Encore moins de travailleurs sont syndiqués dans le secteur de l’hébergement et de la restauration, soit moins de 6 %, ce qui est encore une fois presque identique à leur proportion cinq ans plus tôt.

M. Stanford a expliqué dans une entrevue qu’il fallait parfois du temps pour que les nouvelles campagnes syndicales apparaissent dans les chiffres de Statistique Canada, puisque les données sur les lieux de travail syndiqués s’appuient généralement sur les conventions collectives, qui peuvent mettre beaucoup de temps à être consolidées après une campagne syndicale réussie.

Ce décalage donne également aux entreprises le temps d’essayer d’affaiblir le soutien des syndicats, a spécifié M. Stanford.

Les travailleurs des grandes chaînes désavantagés

Mais ce n’est pas le seul obstacle auquel les travailleurs sont confrontés, a-t-il ajouté.

À l’heure actuelle, les établissements syndiqués des chaînes de magasins sont en minorité par rapport à leurs homologues non syndiqués. Par exemple, Starbucks comptait près de 950 magasins exploités par la société au Canada au 2 octobre 2022, tandis qu’Indigo en comptait 173 au 2 avril 2022.

Étant donné que la syndicalisation concerne normalement un seul lieu de travail physique à la fois, les employés des chaînes sont désavantagés, a fait valoir M. Lunny, bien que certains magasins aient été en mesure de négocier en tant qu’unité avec d’autres magasins situés dans la même zone géographique.

Selon M. Stanford, un changement qui ferait une grande différence serait que les travailleurs puissent négocier au sein de groupes plus importants, à l’instar des travailleurs de la construction, qui sont syndiqués par métier et par zone géographique plutôt que par lieu de travail individuel.

Certains changements sont déjà en cours. Par exemple, l’année dernière, en Colombie-Britannique, une procédure de certification en une seule étape a été mise en place. Elle facilite et accélère la syndicalisation des entreprises et, dans son rapport annuel, le B. C. Labour Board attribue à ce changement une augmentation des demandes de certification. En février, un quatrième magasin Starbucks en Colombie-Britannique s’est joint au syndicat des Métallos dans le cadre de ce nouveau processus.

Mme Novak pense que les travailleurs ont acquis suffisamment d’élan pour faire changer les choses à long terme.

« C’est la lente marche de la mobilisation des travailleurs, a-t-elle déclaré. Cela commence par des campagnes qui ne font pas nécessairement la différence dans les pourcentages nationaux de syndicalisation. »

Elle se dit convaincue qu’à mesure que de plus en plus de lieux de travail se syndiqueront et que les travailleurs de tout le pays suivront de près l’évolution des conventions collectives, « nous verrons ces pourcentages commencer à augmenter ».

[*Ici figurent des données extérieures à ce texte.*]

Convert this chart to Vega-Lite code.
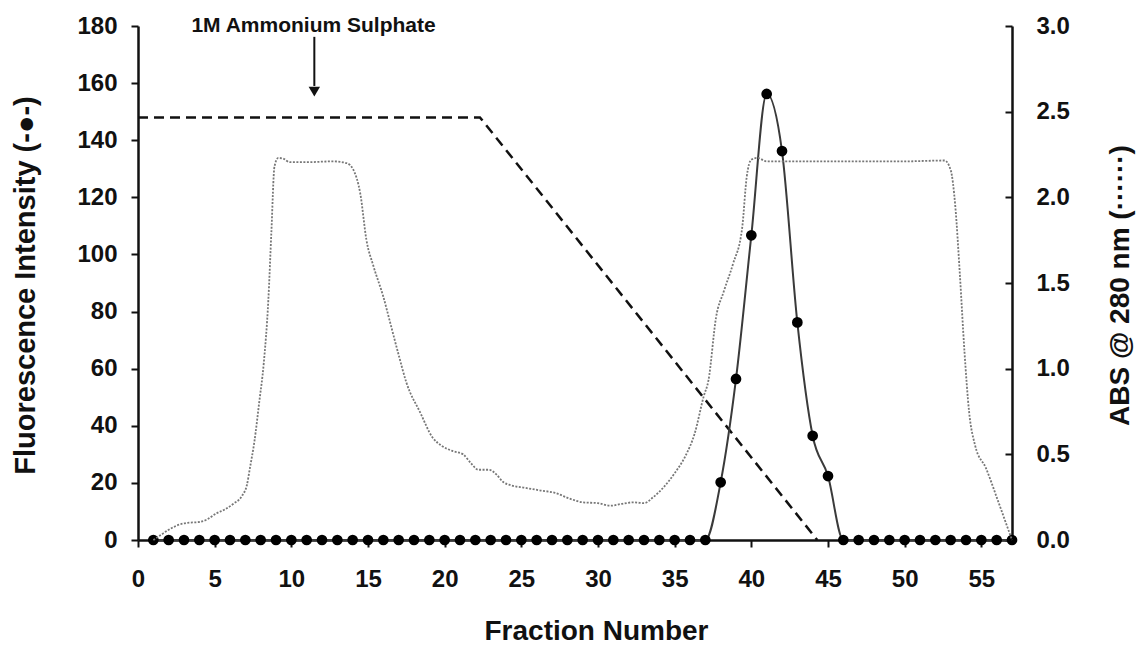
{
  "$schema": "https://vega.github.io/schema/vega-lite/v6.json",
  "width": 874,
  "height": 514,
  "autosize": {"type": "none"},
  "padding": {"left": 138, "top": 26, "right": 128, "bottom": 105},
  "background": "white",
  "config": {
    "view": {"stroke": null},
    "font": "Liberation Sans",
    "axis": {
      "grid": false,
      "labelFont": "Liberation Sans",
      "titleFont": "Liberation Sans",
      "labelFontWeight": "bold",
      "titleFontWeight": "bold",
      "labelFontSize": 24,
      "titleFontSize": 28,
      "labelColor": "#111111",
      "titleColor": "#111111",
      "domainColor": "#111111",
      "tickColor": "#111111",
      "domainWidth": 2.5,
      "tickWidth": 2,
      "tickSize": 7,
      "labelOverlap": false,
      "labelFlush": false
    }
  },
  "datasets": {
    "fluor": [
      {"fraction": 1, "value": 0}, {"fraction": 2, "value": 0}, {"fraction": 3, "value": 0}, {"fraction": 4, "value": 0},
      {"fraction": 5, "value": 0}, {"fraction": 6, "value": 0}, {"fraction": 7, "value": 0}, {"fraction": 8, "value": 0},
      {"fraction": 9, "value": 0}, {"fraction": 10, "value": 0}, {"fraction": 11, "value": 0}, {"fraction": 12, "value": 0},
      {"fraction": 13, "value": 0}, {"fraction": 14, "value": 0}, {"fraction": 15, "value": 0}, {"fraction": 16, "value": 0},
      {"fraction": 17, "value": 0}, {"fraction": 18, "value": 0}, {"fraction": 19, "value": 0}, {"fraction": 20, "value": 0},
      {"fraction": 21, "value": 0}, {"fraction": 22, "value": 0}, {"fraction": 23, "value": 0}, {"fraction": 24, "value": 0},
      {"fraction": 25, "value": 0}, {"fraction": 26, "value": 0}, {"fraction": 27, "value": 0}, {"fraction": 28, "value": 0},
      {"fraction": 29, "value": 0}, {"fraction": 30, "value": 0}, {"fraction": 31, "value": 0}, {"fraction": 32, "value": 0},
      {"fraction": 33, "value": 0}, {"fraction": 34, "value": 0}, {"fraction": 35, "value": 0}, {"fraction": 36, "value": 0},
      {"fraction": 37, "value": 0}, {"fraction": 38, "value": 20.2}, {"fraction": 39, "value": 56.4}, {"fraction": 40, "value": 106.7},
      {"fraction": 41, "value": 156.2}, {"fraction": 42, "value": 136.2}, {"fraction": 43, "value": 76.2}, {"fraction": 44, "value": 36.5},
      {"fraction": 45, "value": 22.4}, {"fraction": 46, "value": 0}, {"fraction": 47, "value": 0}, {"fraction": 48, "value": 0},
      {"fraction": 49, "value": 0}, {"fraction": 50, "value": 0}, {"fraction": 51, "value": 0}, {"fraction": 52, "value": 0},
      {"fraction": 53, "value": 0}, {"fraction": 54, "value": 0}, {"fraction": 55, "value": 0}, {"fraction": 56, "value": 0},
      {"fraction": 57, "value": 0}
    ],
    "gradient": [
      {"fraction": 0, "value": 148},
      {"fraction": 22.3, "value": 148},
      {"fraction": 44.3, "value": 0}
    ],
    "label": [
      {"fraction": 11.45, "value": 177.9, "text": "1M Ammonium Sulphate"}
    ],
    "arrow": [
      {"fraction": 11.5, "value": 176.2, "value2": 159}
    ],
    "arrowhead": [
      {"fraction": 11.5, "value": 157.0}
    ],
    "abs": [
      {"fraction": 1.0, "abs": 0.0}, {"fraction": 1.5, "abs": 0.03}, {"fraction": 2.0, "abs": 0.06},
      {"fraction": 2.7, "abs": 0.09}, {"fraction": 3.2, "abs": 0.1}, {"fraction": 4.0, "abs": 0.105},
      {"fraction": 4.5, "abs": 0.12}, {"fraction": 5.1, "abs": 0.155}, {"fraction": 5.7, "abs": 0.18},
      {"fraction": 6.2, "abs": 0.21}, {"fraction": 6.8, "abs": 0.26}, {"fraction": 7.1, "abs": 0.32},
      {"fraction": 7.3, "abs": 0.42}, {"fraction": 7.6, "abs": 0.58}, {"fraction": 7.9, "abs": 0.8},
      {"fraction": 8.2, "abs": 1.03}, {"fraction": 8.5, "abs": 1.4}, {"fraction": 8.7, "abs": 1.8},
      {"fraction": 8.9, "abs": 2.18}, {"fraction": 9.15, "abs": 2.23}, {"fraction": 9.5, "abs": 2.225},
      {"fraction": 9.9, "abs": 2.205}, {"fraction": 11.0, "abs": 2.205}, {"fraction": 12.7, "abs": 2.21},
      {"fraction": 13.6, "abs": 2.2}, {"fraction": 14.05, "abs": 2.16}, {"fraction": 14.5, "abs": 2.02},
      {"fraction": 14.9, "abs": 1.75}, {"fraction": 15.35, "abs": 1.6}, {"fraction": 16.0, "abs": 1.42},
      {"fraction": 16.5, "abs": 1.25}, {"fraction": 17.0, "abs": 1.08}, {"fraction": 17.5, "abs": 0.92},
      {"fraction": 18.4, "abs": 0.745}, {"fraction": 19.2, "abs": 0.6}, {"fraction": 19.8, "abs": 0.55},
      {"fraction": 20.5, "abs": 0.52}, {"fraction": 21.2, "abs": 0.5}, {"fraction": 21.7, "abs": 0.45},
      {"fraction": 22.2, "abs": 0.41}, {"fraction": 22.9, "abs": 0.41}, {"fraction": 23.4, "abs": 0.38},
      {"fraction": 23.8, "abs": 0.34}, {"fraction": 24.3, "abs": 0.32}, {"fraction": 25.2, "abs": 0.305},
      {"fraction": 26.2, "abs": 0.29}, {"fraction": 27.2, "abs": 0.275}, {"fraction": 28.2, "abs": 0.24},
      {"fraction": 29.0, "abs": 0.22}, {"fraction": 30.0, "abs": 0.215}, {"fraction": 30.8, "abs": 0.2},
      {"fraction": 31.5, "abs": 0.21}, {"fraction": 32.3, "abs": 0.22}, {"fraction": 33.0, "abs": 0.215},
      {"fraction": 33.6, "abs": 0.25}, {"fraction": 34.3, "abs": 0.31}, {"fraction": 35.0, "abs": 0.39},
      {"fraction": 35.7, "abs": 0.49}, {"fraction": 36.3, "abs": 0.62}, {"fraction": 36.9, "abs": 0.84},
      {"fraction": 37.2, "abs": 0.93}, {"fraction": 37.7, "abs": 1.3}, {"fraction": 38.2, "abs": 1.45},
      {"fraction": 38.8, "abs": 1.61}, {"fraction": 39.4, "abs": 1.82}, {"fraction": 39.7, "abs": 2.12},
      {"fraction": 40.0, "abs": 2.22}, {"fraction": 40.4, "abs": 2.23}, {"fraction": 41.0, "abs": 2.21},
      {"fraction": 45.0, "abs": 2.21}, {"fraction": 50.0, "abs": 2.21}, {"fraction": 52.6, "abs": 2.215},
      {"fraction": 53.0, "abs": 2.16}, {"fraction": 53.3, "abs": 1.95}, {"fraction": 53.6, "abs": 1.55},
      {"fraction": 53.9, "abs": 1.1}, {"fraction": 54.2, "abs": 0.75}, {"fraction": 54.6, "abs": 0.55},
      {"fraction": 55.3, "abs": 0.42}, {"fraction": 56.0, "abs": 0.25}, {"fraction": 56.6, "abs": 0.1},
      {"fraction": 57.0, "abs": 0.0}
    ]
  },
  "encoding": {
    "x": {
      "field": "fraction",
      "type": "quantitative",
      "scale": {"domain": [0, 57], "nice": false, "zero": false},
      "axis": {
        "values": [0, 5, 10, 15, 20, 25, 30, 35, 40, 45, 50, 55],
        "title": "Fraction Number",
        "labelPadding": 20,
        "titleX": 458,
        "titleY": 91,
        "titleAlign": "center",
        "titleBaseline": "middle"
      }
    }
  },
  "layer": [
    {
      "encoding": {
        "y": {
          "field": "value",
          "type": "quantitative",
          "scale": {"domain": [0, 180], "nice": false, "zero": true},
          "axis": {
            "orient": "left",
            "values": [0, 20, 40, 60, 80, 100, 120, 140, 160, 180],
            "title": "Fluorescence Intensity (-●-)",
            "titleFontSize": 29,
            "labelPadding": 14,
            "titleX": -113,
            "titleY": 259,
            "titleAngle": -90,
            "titleAlign": "center",
            "titleBaseline": "middle"
          }
        }
      },
      "layer": [
        {
          "data": {"name": "gradient"},
          "mark": {"type": "line", "color": "#111111", "strokeWidth": 2.5, "strokeDash": [10, 6]}
        },
        {
          "data": {"name": "fluor"},
          "mark": {"type": "line", "color": "#3a3a3a", "strokeWidth": 2, "interpolate": "monotone"}
        },
        {
          "data": {"name": "fluor"},
          "mark": {"type": "point", "filled": true, "color": "#000000", "size": 115, "opacity": 1, "shape": "circle"}
        },
        {
          "data": {"name": "label"},
          "mark": {"type": "text", "font": "Liberation Sans", "fontWeight": "bold", "fontSize": 21, "color": "#111111", "align": "center", "baseline": "alphabetic"},
          "encoding": {"text": {"field": "text"}}
        },
        {
          "data": {"name": "arrow"},
          "mark": {"type": "rule", "color": "#111111", "strokeWidth": 2},
          "encoding": {"y2": {"field": "value2"}}
        },
        {
          "data": {"name": "arrowhead"},
          "mark": {"type": "point", "shape": "triangle-down", "filled": true, "color": "#111111", "size": 130, "opacity": 1}
        }
      ]
    },
    {
      "data": {"name": "abs"},
      "mark": {"type": "line", "color": "#777777", "strokeWidth": 1.8, "strokeDash": [2, 1.5], "interpolate": "monotone"},
      "encoding": {
        "y": {
          "field": "abs",
          "type": "quantitative",
          "scale": {"domain": [0, 3], "nice": false, "zero": true},
          "axis": {
            "orient": "right",
            "values": [0, 0.5, 1, 1.5, 2, 2.5, 3],
            "format": ".1f",
            "title": "ABS @ 280 nm (······)",
            "tickSize": -7,
            "labelPadding": 31,
            "titleX": 108,
            "titleY": 259,
            "titleAngle": -90,
            "titleAlign": "center",
            "titleBaseline": "middle"
          }
        }
      }
    }
  ],
  "resolve": {"scale": {"y": "independent"}}
}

Entre-temps, une seule convention collective pourrait profiter aux travailleurs de tout le pays.

C’est ce qui s’est passé avec le seul magasin Sephora syndiqué en Amérique du Nord, à Kamloops, en Colombie-Britannique, où les travailleurs ont obtenu dans leur convention collective une politique que le détaillant a adoptée à l’échelle nationale.

M. Lunny estime que la manière dont les travailleurs perçoivent leur propre valeur a évolué. « Ils entendent beaucoup de discours et ne voient pas beaucoup d’actions », a-t-il conclu.